A: Italy is one of the founding countries of the European Union, so not only does Italy belong to the E.U., but it has been and still is central to it. As for the euro zone, there are no discussions now about leaving it.
Q: But some of Italy’s leaders don’t agree — they are known as euro skeptics.
A: The leaders of this government have always stated that they want to stay in the E.U. Nothing in the program of the government states the opposite. There are no discussions about whether Italy belongs in the E.U. or the euro zone.
Q: Italy’s two deputy prime ministers, Salvini and Di Maio, wanted initially to appoint Paolo Savona as finance minister. Savona had a “Plan B” that leaked in which he spoke about withdrawing Italy from the E.U. during a weekend, without even telling the E.U. The markets panicked, the stock market fell and Italy’s President Sergio Mattarella stepped in and vetoed Savona’s appointment.
A: Professor Savona shares my ideas that we belong in the euro zone. This widely quoted “Plan B” was part of an academic study that the professor wrote arguing that Italy — like any other European country — should be ready with a plan regarding what to do in case something happened to the euro.
Q: You argue that outsiders don’t understand the difference between discussions about the euro zone and a wish to exit.
A: People can be critical of the governance of the euro zone. We are discussing reforms. But this discussion is different than saying we don’t want to be in the euro zone or be part of Europe.
Q: The markets see you as a very reassuring figure and although many people respect you, they don’t understand how this government can increase spending, cut taxes and keep Italy’s deficit under control.
A: We have just started to pursue our goal, which is decreasing the debt-to-GDP ratio. The deficit will be in line with that.
Q: But how can you do that if you’re increasing spending and cutting taxes?
A: That is not a problem. The reforms for welfare spending will be made within the limits of the planned deficit. The government wants to introduce a basic income. We spend a lot of money on many welfare institutions that all have the same aim – to support the unemployed or those living in poverty. We have to take this money and use it for the basic income. We have to change the composition of the expenditure. You can’t have duplication of welfare institutions for the same aims.
Q: Do the politicians understand this?
A: Yes, of course, they are not stupid. Then we have to change the composition of taxes.
A: We have to introduce a flat tax.
Q: Will you bring in the same revenue with the flat tax?
A: It depends on the level of the tax. If you decrease some taxes, you must increase revenue from other taxes. We have to change the composition of our revenue and spending. This way, we can arrange our reform and at the same time respect the limit of the deficit.
Q: Your government is making promise after promise. Isn’t your economy unsustainable in light of the European Central Bank’s cutting back stimulus measures?
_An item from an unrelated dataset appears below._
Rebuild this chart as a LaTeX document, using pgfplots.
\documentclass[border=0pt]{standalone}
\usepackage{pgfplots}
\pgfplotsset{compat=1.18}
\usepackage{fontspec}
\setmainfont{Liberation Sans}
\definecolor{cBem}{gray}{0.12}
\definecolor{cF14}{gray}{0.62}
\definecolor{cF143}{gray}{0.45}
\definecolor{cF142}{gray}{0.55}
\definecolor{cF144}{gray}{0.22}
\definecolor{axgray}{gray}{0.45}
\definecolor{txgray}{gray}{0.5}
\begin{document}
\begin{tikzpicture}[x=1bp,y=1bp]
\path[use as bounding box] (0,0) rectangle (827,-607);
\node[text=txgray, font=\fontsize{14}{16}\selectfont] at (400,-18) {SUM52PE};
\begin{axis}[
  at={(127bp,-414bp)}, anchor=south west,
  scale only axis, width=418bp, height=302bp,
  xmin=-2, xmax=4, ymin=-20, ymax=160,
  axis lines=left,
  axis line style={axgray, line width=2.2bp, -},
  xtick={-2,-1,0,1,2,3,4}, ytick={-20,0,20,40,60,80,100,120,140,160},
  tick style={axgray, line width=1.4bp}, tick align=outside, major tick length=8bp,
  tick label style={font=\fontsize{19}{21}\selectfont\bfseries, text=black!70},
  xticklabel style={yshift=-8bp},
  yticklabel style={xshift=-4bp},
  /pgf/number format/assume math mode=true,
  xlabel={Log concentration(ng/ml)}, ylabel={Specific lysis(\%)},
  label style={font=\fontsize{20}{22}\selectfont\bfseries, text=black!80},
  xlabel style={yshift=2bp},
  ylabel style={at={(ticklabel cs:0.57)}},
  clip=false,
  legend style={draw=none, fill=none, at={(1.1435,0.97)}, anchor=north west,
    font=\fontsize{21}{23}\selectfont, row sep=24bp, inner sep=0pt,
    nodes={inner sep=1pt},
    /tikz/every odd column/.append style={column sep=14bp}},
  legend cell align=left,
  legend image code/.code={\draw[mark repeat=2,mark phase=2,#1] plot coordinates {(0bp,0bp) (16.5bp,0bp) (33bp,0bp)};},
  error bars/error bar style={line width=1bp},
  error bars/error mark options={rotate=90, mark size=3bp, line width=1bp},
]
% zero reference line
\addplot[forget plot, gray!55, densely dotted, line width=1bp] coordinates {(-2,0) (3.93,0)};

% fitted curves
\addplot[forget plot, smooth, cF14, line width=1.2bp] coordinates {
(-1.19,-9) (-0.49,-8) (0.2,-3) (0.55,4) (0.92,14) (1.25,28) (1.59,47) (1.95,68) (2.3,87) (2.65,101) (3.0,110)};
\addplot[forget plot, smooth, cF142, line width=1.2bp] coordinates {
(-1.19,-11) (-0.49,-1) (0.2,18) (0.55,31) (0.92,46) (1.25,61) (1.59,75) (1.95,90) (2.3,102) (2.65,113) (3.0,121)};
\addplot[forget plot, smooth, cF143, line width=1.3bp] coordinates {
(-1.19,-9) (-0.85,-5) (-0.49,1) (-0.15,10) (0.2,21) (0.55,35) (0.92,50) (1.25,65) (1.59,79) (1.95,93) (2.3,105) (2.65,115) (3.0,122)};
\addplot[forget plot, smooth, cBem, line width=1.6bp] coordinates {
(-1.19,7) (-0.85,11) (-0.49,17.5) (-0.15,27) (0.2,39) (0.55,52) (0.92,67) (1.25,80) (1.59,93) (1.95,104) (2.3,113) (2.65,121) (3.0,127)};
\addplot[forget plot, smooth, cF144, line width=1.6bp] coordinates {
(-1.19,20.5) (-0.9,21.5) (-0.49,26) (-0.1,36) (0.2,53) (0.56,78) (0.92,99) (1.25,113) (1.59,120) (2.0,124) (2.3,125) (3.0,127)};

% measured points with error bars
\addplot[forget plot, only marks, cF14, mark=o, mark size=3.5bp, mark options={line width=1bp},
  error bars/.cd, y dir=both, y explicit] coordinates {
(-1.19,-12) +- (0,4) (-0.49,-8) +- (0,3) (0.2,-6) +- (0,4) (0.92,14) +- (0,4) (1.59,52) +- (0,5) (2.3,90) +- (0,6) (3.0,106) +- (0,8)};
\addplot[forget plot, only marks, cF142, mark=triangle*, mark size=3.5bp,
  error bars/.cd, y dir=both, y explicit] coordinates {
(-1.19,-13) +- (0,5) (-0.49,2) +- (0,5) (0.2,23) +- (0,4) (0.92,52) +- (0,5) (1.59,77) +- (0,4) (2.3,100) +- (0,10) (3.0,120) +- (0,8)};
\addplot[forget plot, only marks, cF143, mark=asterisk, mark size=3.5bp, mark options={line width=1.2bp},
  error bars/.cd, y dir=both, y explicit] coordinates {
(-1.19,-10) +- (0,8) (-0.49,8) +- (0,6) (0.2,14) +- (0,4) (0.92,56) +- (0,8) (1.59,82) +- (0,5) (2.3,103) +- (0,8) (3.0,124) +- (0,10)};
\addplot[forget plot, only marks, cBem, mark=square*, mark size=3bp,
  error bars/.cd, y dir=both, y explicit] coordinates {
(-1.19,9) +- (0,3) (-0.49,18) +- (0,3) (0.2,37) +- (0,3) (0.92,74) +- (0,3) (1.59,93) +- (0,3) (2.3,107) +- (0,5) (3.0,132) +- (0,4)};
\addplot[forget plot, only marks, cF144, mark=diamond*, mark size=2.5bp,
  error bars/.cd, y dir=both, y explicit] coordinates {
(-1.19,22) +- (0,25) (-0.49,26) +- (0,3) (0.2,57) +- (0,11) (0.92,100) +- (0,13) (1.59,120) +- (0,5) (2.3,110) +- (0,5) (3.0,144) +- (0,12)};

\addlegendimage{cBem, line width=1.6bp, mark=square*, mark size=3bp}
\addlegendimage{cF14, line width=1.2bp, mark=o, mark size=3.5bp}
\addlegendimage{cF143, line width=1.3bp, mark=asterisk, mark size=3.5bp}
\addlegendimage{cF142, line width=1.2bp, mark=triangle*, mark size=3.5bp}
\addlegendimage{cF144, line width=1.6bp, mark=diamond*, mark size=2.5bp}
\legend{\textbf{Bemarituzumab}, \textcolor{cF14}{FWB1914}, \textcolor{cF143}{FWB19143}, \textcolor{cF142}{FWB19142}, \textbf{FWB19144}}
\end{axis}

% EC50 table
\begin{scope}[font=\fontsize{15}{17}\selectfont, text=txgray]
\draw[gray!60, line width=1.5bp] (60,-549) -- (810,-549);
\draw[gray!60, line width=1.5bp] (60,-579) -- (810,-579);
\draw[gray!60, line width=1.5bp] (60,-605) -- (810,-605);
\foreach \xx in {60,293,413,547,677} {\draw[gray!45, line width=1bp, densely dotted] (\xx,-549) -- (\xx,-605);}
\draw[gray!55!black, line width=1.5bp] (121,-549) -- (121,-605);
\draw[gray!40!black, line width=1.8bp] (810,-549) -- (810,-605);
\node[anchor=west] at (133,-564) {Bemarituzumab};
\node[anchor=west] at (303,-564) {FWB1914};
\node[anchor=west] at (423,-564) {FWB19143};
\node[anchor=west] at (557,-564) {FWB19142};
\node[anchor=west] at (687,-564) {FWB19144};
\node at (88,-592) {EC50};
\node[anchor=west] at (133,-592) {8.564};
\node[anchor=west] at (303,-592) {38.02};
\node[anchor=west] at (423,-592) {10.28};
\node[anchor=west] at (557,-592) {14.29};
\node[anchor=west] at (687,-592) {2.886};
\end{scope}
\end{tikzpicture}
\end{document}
A: Our political leaders never said they want to introduce these reforms to increase the deficit.
Q: No, but they said they want to roll back the changes in the pension system and cut taxes by going to a flat tax and also increase spending. How will that not increase your deficit?
A: The government agrees that all reforms that we introduce will respect the limit of our deficit.
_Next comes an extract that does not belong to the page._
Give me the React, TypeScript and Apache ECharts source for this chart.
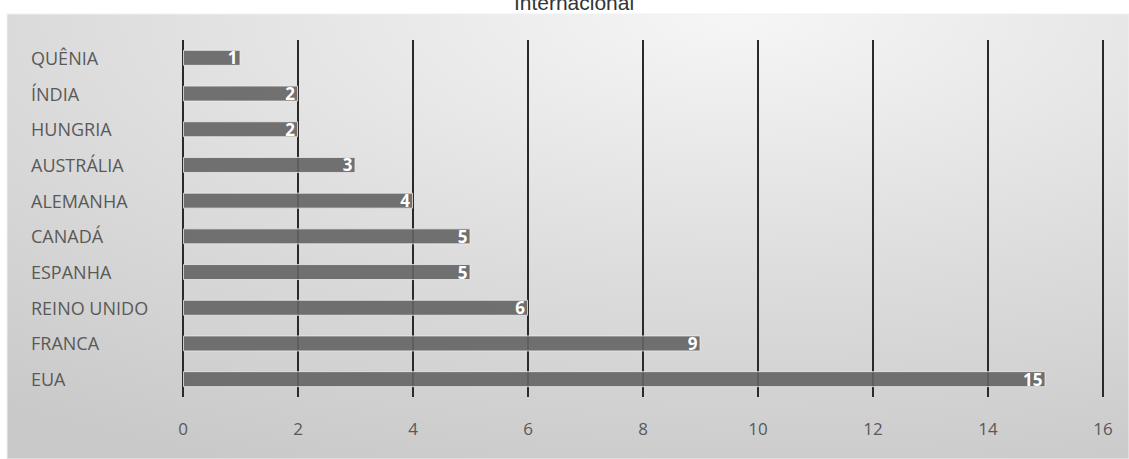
import React, { useEffect, useRef } from "react";
import * as echarts from "echarts";

// Countries listed top to bottom as drawn
const countries = [
  "QUÊNIA",
  "ÍNDIA",
  "HUNGRIA",
  "AUSTRÁLIA",
  "ALEMANHA",
  "CANADÁ",
  "ESPANHA",
  "REINO UNIDO",
  "FRANCA",
  "EUA",
];
const counts = [1, 2, 2, 3, 4, 5, 5, 6, 9, 15];
const titleText = "Internacional";

const FONT = "'Open Sans', 'Noto Sans', sans-serif";

export default function App() {
  const ref = useRef<HTMLDivElement>(null);

  useEffect(() => {
    if (!ref.current) return;
    const chart = echarts.init(ref.current, undefined, { renderer: "svg" });
    chart.setOption({
      animation: false,
      backgroundColor: "#ffffff",
      graphic: [
        {
          type: "rect",
          z: -10,
          shape: { x: 7, y: 14, width: 1122, height: 445 },
          style: {
            fill: new echarts.graphic.RadialGradient(0.65, 0, 1.1, [
              { offset: 0, color: "#f6f6f6" },
              { offset: 0.55, color: "#dcdcdc" },
              { offset: 1, color: "#c9c9c9" },
            ]),
            stroke: "#f0f0f0",
            lineWidth: 1,
          },
        },
        {
          type: "text",
          x: 574,
          y: 13,
          style: {
            text: titleText,
            fill: "#333333",
            font: "21px 'Liberation Sans', Arial, sans-serif",
            textAlign: "center",
            textVerticalAlign: "bottom",
          },
        },
      ],
      grid: { left: 183, right: 26, top: 40, bottom: 62 },
      xAxis: {
        type: "value",
        min: 0,
        max: 16,
        interval: 2,
        axisLine: { show: false },
        axisTick: { show: false },
        axisLabel: {
          color: "#595959",
          fontFamily: FONT,
          fontSize: 17,
          margin: 23,
        },
        splitLine: { show: true, lineStyle: { color: "#2a2a2a", width: 2 } },
      },
      yAxis: {
        type: "category",
        data: countries,
        inverse: true,
        axisLine: { show: false },
        axisTick: { show: false },
        axisLabel: {
          color: "#595959",
          fontFamily: FONT,
          fontSize: 18,
          align: "left",
          margin: 152,
        },
      },
      series: [
        {
          type: "bar",
          data: counts,
          barWidth: 16,
          itemStyle: {
            color: "rgba(100,100,100,0.9)",
            borderColor: "rgba(235,235,235,0.8)",
            borderWidth: 1,
          },
          label: {
            show: true,
            position: "insideRight",
            distance: 3,
            color: "#ffffff",
            fontFamily: FONT,
            fontWeight: "bold",
            fontSize: 17,
          },
        },
      ],
    });
    return () => chart.dispose();
  }, []);

  return (
    <div
      ref={ref}
      style={{ position: "fixed", left: 0, top: 0, width: 1129, height: 459 }}
    />
  );
}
Q: Can you stick to the Maastricht spending limit of 3 percent? (One of the obligations of the Maastricht Treaty was for members to have annual deficits no greater than 3 percent of GDP.)
A: We have agreed to stay within the limit with the structural adjustments.
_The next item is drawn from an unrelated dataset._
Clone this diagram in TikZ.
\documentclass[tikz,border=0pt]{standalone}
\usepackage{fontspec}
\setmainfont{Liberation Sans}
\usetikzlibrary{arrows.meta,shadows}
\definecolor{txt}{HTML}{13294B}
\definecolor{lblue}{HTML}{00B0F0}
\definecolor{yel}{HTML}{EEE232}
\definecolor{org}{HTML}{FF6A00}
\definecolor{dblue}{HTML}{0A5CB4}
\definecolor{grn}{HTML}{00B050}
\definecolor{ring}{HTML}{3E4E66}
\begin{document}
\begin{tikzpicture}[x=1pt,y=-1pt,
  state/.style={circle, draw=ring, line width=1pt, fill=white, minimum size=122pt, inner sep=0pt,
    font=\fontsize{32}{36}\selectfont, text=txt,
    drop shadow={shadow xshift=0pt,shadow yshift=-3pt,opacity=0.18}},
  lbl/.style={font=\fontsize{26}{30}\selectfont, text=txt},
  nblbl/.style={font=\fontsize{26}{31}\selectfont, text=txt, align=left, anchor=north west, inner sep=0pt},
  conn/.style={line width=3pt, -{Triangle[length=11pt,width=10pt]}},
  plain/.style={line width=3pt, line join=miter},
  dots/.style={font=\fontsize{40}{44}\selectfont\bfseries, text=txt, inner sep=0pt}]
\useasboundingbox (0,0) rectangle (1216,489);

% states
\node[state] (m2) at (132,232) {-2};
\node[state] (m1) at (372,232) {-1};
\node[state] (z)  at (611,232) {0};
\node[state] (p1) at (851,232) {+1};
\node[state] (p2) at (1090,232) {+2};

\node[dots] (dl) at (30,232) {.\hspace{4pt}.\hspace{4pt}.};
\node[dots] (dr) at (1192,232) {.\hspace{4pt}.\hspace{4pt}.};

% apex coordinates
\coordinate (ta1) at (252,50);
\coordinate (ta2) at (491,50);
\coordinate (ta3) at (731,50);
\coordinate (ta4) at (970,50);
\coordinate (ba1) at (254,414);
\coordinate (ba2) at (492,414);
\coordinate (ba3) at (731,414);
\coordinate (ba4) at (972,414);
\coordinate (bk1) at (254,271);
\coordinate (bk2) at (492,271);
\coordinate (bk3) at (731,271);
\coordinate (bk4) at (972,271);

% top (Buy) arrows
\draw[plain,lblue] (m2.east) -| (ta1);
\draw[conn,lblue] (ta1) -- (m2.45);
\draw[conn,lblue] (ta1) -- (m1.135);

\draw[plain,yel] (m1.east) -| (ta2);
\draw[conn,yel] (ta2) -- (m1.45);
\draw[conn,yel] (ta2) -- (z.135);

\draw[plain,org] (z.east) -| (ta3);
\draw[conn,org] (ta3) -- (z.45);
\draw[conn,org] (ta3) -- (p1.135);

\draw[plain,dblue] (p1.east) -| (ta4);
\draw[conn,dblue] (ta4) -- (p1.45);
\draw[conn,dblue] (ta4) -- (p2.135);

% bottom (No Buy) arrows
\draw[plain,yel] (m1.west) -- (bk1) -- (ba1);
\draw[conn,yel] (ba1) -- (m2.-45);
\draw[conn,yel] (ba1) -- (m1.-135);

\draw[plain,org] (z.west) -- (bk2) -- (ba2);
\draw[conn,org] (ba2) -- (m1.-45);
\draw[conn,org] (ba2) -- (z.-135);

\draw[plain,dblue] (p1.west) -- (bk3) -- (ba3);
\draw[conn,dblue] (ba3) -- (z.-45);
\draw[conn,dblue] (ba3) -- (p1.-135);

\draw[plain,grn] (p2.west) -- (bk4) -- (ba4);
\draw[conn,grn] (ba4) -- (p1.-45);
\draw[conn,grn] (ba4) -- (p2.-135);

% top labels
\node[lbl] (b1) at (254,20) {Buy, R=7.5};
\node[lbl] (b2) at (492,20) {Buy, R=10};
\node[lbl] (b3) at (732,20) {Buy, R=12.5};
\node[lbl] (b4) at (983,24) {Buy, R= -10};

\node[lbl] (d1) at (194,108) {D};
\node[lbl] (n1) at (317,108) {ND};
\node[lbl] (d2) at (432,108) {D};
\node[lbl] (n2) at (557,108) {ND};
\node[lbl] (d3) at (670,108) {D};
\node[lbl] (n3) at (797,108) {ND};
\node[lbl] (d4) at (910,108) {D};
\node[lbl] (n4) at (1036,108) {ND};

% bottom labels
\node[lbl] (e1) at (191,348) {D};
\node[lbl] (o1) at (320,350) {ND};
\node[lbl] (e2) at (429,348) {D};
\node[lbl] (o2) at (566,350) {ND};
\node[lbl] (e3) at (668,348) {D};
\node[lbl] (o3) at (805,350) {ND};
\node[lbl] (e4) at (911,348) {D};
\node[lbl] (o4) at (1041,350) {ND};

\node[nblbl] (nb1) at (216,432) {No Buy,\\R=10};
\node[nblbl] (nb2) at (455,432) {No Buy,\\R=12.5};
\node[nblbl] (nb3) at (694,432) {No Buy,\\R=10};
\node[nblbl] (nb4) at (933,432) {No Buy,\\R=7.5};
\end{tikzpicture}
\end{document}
Q: As the ECB cuts back on quantitative easing, how will that affect your economy?
A: It will affect the European economy in general. We have a slow growth rate in Europe, and I think that we have to work on a policy to increase it.
Q: How do you do that?
A: By increasing public investment in infrastructure.
Q: Do you have the money?
A: We will increase the share of public investment in our expenditures.
Q: So you won’t have to break some of the promises of the coalition to keep the debt under control?
A: We agreed on this program. We need the trust of the international financial markets.
Q: But the international markets are concerned about the risk profile of Italy. How can you reduce this?
A: By keeping our commitments and decreasing the debt-to-GDP ratio and keeping the deficit low.
Q: But that isn’t easy without growth, is it?
A: It is important to keep the deficit low and to increase public investment. [This will result in] private investment and then we will increase the rate of growth.
Q: How can you attract foreign business?
A: Part of the government program is to simplify the system for implementing investment for foreign business. We have to simplify the tax system and reduce transaction costs for those who want to do business in Italy.
Q: But hasn’t Deputy Prime Minister Di Maio pushed through a bill limiting temporary job contracts? Now employers have to pay for full-time workers, making it difficult to lay off workers. How does that encourage investment to come here?
A: I think the Italian labor market is the most free market in Europe and maybe in the world. My message is that the United States has to put its trust in Italy. Our economic fundamentals are okay, though we have a low rate of growth. Our main aim is to increase this rate of growth.
Q: Do you think it is really possible?
A: Yes. Increasing public investment in infrastructure and attracting foreign direct investment is the road for growth.
Q: So you think private investment will come here?
A: Yes. The forecast for growth in Europe is not so good. The forecast sees a slowing of growth. There is some fear about tariffs and protectionism. Maybe this is just a perception. But as you know, perceptions are important. I think we should keep trade as free as possible. Tariffs will slow the rate of growth in general. Italy is an open economy, and it will have some impact here.